__Data lines__:
● ● ● ● ●

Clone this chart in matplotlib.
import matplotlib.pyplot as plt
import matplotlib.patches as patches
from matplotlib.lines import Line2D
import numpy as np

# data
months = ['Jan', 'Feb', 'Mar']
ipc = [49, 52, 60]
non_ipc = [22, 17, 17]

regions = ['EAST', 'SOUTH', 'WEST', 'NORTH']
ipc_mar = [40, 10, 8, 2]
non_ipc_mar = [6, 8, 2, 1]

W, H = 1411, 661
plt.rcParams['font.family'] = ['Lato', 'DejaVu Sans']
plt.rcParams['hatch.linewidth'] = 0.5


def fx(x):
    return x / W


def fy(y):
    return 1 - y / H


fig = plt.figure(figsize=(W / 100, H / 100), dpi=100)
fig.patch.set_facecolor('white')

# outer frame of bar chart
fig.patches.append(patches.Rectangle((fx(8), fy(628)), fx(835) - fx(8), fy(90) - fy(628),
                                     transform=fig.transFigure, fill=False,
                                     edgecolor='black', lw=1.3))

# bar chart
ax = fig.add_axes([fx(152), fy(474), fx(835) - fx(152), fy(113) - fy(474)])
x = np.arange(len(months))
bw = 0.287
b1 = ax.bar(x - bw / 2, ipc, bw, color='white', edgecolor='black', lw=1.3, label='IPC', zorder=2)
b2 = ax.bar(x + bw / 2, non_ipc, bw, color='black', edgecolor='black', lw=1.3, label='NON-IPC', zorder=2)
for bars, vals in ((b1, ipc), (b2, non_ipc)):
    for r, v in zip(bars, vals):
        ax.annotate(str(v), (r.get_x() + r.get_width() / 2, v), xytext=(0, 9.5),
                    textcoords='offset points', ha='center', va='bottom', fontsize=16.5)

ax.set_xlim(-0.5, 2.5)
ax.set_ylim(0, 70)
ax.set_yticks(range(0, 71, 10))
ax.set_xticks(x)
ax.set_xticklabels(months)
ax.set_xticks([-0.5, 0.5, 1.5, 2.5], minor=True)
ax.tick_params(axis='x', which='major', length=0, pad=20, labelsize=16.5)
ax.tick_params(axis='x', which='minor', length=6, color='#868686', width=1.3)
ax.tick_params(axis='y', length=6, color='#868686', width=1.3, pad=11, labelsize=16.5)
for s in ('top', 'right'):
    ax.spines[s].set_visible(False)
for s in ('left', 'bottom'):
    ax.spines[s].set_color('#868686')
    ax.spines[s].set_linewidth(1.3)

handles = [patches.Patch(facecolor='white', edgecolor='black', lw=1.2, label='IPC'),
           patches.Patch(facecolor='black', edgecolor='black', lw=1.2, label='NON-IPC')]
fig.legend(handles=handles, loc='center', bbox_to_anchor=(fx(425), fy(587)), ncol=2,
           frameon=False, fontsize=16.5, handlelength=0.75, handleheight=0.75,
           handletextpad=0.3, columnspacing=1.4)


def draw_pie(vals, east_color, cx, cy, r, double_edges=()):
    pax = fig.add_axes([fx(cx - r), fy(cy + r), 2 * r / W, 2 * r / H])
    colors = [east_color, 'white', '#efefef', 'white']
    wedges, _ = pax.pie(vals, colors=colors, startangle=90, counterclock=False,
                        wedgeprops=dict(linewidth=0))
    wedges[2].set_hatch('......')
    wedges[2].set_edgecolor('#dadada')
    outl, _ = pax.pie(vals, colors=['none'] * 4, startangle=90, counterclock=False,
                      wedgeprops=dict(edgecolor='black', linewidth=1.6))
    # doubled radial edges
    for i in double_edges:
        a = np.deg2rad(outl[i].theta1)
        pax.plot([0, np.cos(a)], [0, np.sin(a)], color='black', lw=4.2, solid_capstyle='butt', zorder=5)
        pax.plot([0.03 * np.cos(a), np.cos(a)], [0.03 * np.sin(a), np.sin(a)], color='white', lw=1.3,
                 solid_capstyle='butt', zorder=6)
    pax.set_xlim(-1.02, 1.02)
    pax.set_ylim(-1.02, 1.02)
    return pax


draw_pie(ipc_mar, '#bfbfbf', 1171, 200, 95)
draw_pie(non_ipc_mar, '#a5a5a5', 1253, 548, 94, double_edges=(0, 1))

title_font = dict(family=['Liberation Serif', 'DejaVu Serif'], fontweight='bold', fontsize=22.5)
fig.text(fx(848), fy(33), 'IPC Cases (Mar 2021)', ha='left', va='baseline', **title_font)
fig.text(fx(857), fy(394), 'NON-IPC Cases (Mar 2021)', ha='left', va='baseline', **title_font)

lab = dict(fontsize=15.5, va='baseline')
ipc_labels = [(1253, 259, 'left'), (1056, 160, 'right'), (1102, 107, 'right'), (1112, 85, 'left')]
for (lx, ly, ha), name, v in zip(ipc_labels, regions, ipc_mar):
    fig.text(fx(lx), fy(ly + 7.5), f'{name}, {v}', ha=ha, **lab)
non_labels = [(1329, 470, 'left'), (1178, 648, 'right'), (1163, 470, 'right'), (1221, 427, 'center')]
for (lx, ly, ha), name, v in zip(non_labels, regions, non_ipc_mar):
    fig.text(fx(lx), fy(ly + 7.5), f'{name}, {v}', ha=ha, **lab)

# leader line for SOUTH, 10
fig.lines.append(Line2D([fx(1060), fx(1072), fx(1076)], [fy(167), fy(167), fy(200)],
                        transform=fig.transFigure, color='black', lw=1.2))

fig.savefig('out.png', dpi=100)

● ● ● ● ●

Extract all of the material exactly as it is written.

__Solution to the problem__:
Clone this chart in matplotlib.
import matplotlib.pyplot as plt
import matplotlib.patches as patches
from matplotlib.lines import Line2D
import numpy as np

# data
months = ['Jan', 'Feb', 'Mar']
ipc = [49, 52, 60]
non_ipc = [22, 17, 17]

regions = ['EAST', 'SOUTH', 'WEST', 'NORTH']
ipc_mar = [40, 10, 8, 2]
non_ipc_mar = [6, 8, 2, 1]

W, H = 1411, 661
plt.rcParams['font.family'] = ['Lato', 'DejaVu Sans']
plt.rcParams['hatch.linewidth'] = 0.5


def fx(x):
    return x / W


def fy(y):
    return 1 - y / H


fig = plt.figure(figsize=(W / 100, H / 100), dpi=100)
fig.patch.set_facecolor('white')

# outer frame of bar chart
fig.patches.append(patches.Rectangle((fx(8), fy(628)), fx(835) - fx(8), fy(90) - fy(628),
                                     transform=fig.transFigure, fill=False,
                                     edgecolor='black', lw=1.3))

# bar chart
ax = fig.add_axes([fx(152), fy(474), fx(835) - fx(152), fy(113) - fy(474)])
x = np.arange(len(months))
bw = 0.287
b1 = ax.bar(x - bw / 2, ipc, bw, color='white', edgecolor='black', lw=1.3, label='IPC', zorder=2)
b2 = ax.bar(x + bw / 2, non_ipc, bw, color='black', edgecolor='black', lw=1.3, label='NON-IPC', zorder=2)
for bars, vals in ((b1, ipc), (b2, non_ipc)):
    for r, v in zip(bars, vals):
        ax.annotate(str(v), (r.get_x() + r.get_width() / 2, v), xytext=(0, 9.5),
                    textcoords='offset points', ha='center', va='bottom', fontsize=16.5)

ax.set_xlim(-0.5, 2.5)
ax.set_ylim(0, 70)
ax.set_yticks(range(0, 71, 10))
ax.set_xticks(x)
ax.set_xticklabels(months)
ax.set_xticks([-0.5, 0.5, 1.5, 2.5], minor=True)
ax.tick_params(axis='x', which='major', length=0, pad=20, labelsize=16.5)
ax.tick_params(axis='x', which='minor', length=6, color='#868686', width=1.3)
ax.tick_params(axis='y', length=6, color='#868686', width=1.3, pad=11, labelsize=16.5)
for s in ('top', 'right'):
    ax.spines[s].set_visible(False)
for s in ('left', 'bottom'):
    ax.spines[s].set_color('#868686')
    ax.spines[s].set_linewidth(1.3)

handles = [patches.Patch(facecolor='white', edgecolor='black', lw=1.2, label='IPC'),
           patches.Patch(facecolor='black', edgecolor='black', lw=1.2, label='NON-IPC')]
fig.legend(handles=handles, loc='center', bbox_to_anchor=(fx(425), fy(587)), ncol=2,
           frameon=False, fontsize=16.5, handlelength=0.75, handleheight=0.75,
           handletextpad=0.3, columnspacing=1.4)


def draw_pie(vals, east_color, cx, cy, r, double_edges=()):
    pax = fig.add_axes([fx(cx - r), fy(cy + r), 2 * r / W, 2 * r / H])
    colors = [east_color, 'white', '#efefef', 'white']
    wedges, _ = pax.pie(vals, colors=colors, startangle=90, counterclock=False,
                        wedgeprops=dict(linewidth=0))
    wedges[2].set_hatch('......')
    wedges[2].set_edgecolor('#dadada')
    outl, _ = pax.pie(vals, colors=['none'] * 4, startangle=90, counterclock=False,
                      wedgeprops=dict(edgecolor='black', linewidth=1.6))
    # doubled radial edges
    for i in double_edges:
        a = np.deg2rad(outl[i].theta1)
        pax.plot([0, np.cos(a)], [0, np.sin(a)], color='black', lw=4.2, solid_capstyle='butt', zorder=5)
        pax.plot([0.03 * np.cos(a), np.cos(a)], [0.03 * np.sin(a), np.sin(a)], color='white', lw=1.3,
                 solid_capstyle='butt', zorder=6)
    pax.set_xlim(-1.02, 1.02)
    pax.set_ylim(-1.02, 1.02)
    return pax


draw_pie(ipc_mar, '#bfbfbf', 1171, 200, 95)
draw_pie(non_ipc_mar, '#a5a5a5', 1253, 548, 94, double_edges=(0, 1))

title_font = dict(family=['Liberation Serif', 'DejaVu Serif'], fontweight='bold', fontsize=22.5)
fig.text(fx(848), fy(33), 'IPC Cases (Mar 2021)', ha='left', va='baseline', **title_font)
fig.text(fx(857), fy(394), 'NON-IPC Cases (Mar 2021)', ha='left', va='baseline', **title_font)

lab = dict(fontsize=15.5, va='baseline')
ipc_labels = [(1253, 259, 'left'), (1056, 160, 'right'), (1102, 107, 'right'), (1112, 85, 'left')]
for (lx, ly, ha), name, v in zip(ipc_labels, regions, ipc_mar):
    fig.text(fx(lx), fy(ly + 7.5), f'{name}, {v}', ha=ha, **lab)
non_labels = [(1329, 470, 'left'), (1178, 648, 'right'), (1163, 470, 'right'), (1221, 427, 'center')]
for (lx, ly, ha), name, v in zip(non_labels, regions, non_ipc_mar):
    fig.text(fx(lx), fy(ly + 7.5), f'{name}, {v}', ha=ha, **lab)

# leader line for SOUTH, 10
fig.lines.append(Line2D([fx(1060), fx(1072), fx(1076)], [fy(167), fy(167), fy(200)],
                        transform=fig.transFigure, color='black', lw=1.2))

fig.savefig('out.png', dpi=100)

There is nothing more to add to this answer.